Wednesday, September 01, 2010
Nothing Like You, by Lauren Strasnick
Holly knows that there is no future in her relationship with Paul. For one thing, he's way out of her league. For another, he's got a girlfriend (the equally fantastic Saskia). But when Paul makes the moves on her, she finds it hard to resist and she'll do anything to hold on to that feeling. The relationship that starts with no future becomes a serious danger to her other friendships as she finds it harder to hide what is going on from her best friend Nils and as she grows closer to Saskia. But even though she knows it is wrong, she continues to fall in deeper and deeper.
While I'd like to be an optimist and hope that not everyone can personally relate to this story of betrayed friendships and infidelity in the halls of high school, I imagine that most of us have been there. It would be easy enough to despise Holly and her lack of will power (as well as her constant mistakes) but Strasnick does a fantastic job of making her believable and sympathetic (and the pure evilness of Paul makes this a bit easier as well). And she does it without resorting to some more obvious tactics. For example, the death of Holly's mother some months before the story opens would form a perfect justification of the lapses of judgment, but Strasnick never plays the cards that way. Holly's mistakes are truly her own.
Holly's (mostly) platonic relationship with Nils is a wonderful part of the story. On the one side, he perfectly illustrates the unevenness of the sexes in these romance games, but he also provides a nice foil for Holly. And the stresses and strains in their relationship share the authentic flavor of the rest of the story.
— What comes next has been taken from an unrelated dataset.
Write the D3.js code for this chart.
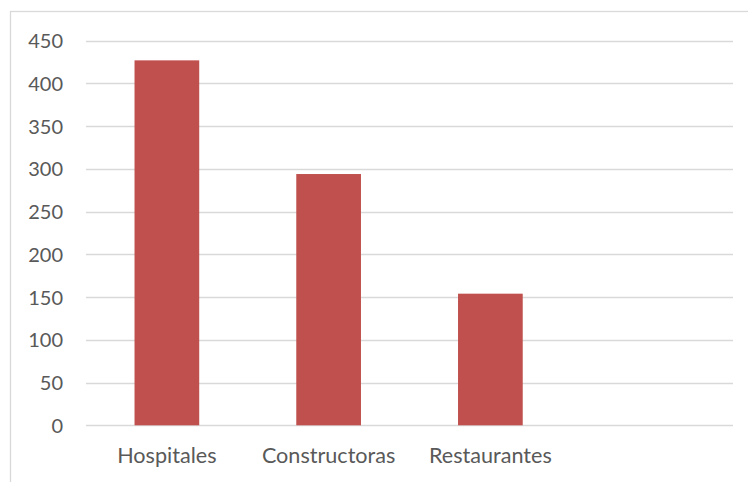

If I have any complaints, it is probably with the adult characters. Holly's father Jeff is definitely not checked in on his kid (probably because he is blinded by the loss of his wife, but it is never explained). Holly's drama teacher is a throwaway -- I kept expecting something profound to come from the relationship but it just never got there. Given the total lack of adult supervision going on here, I think that the grown-ups could have been left out altogether with little harm done.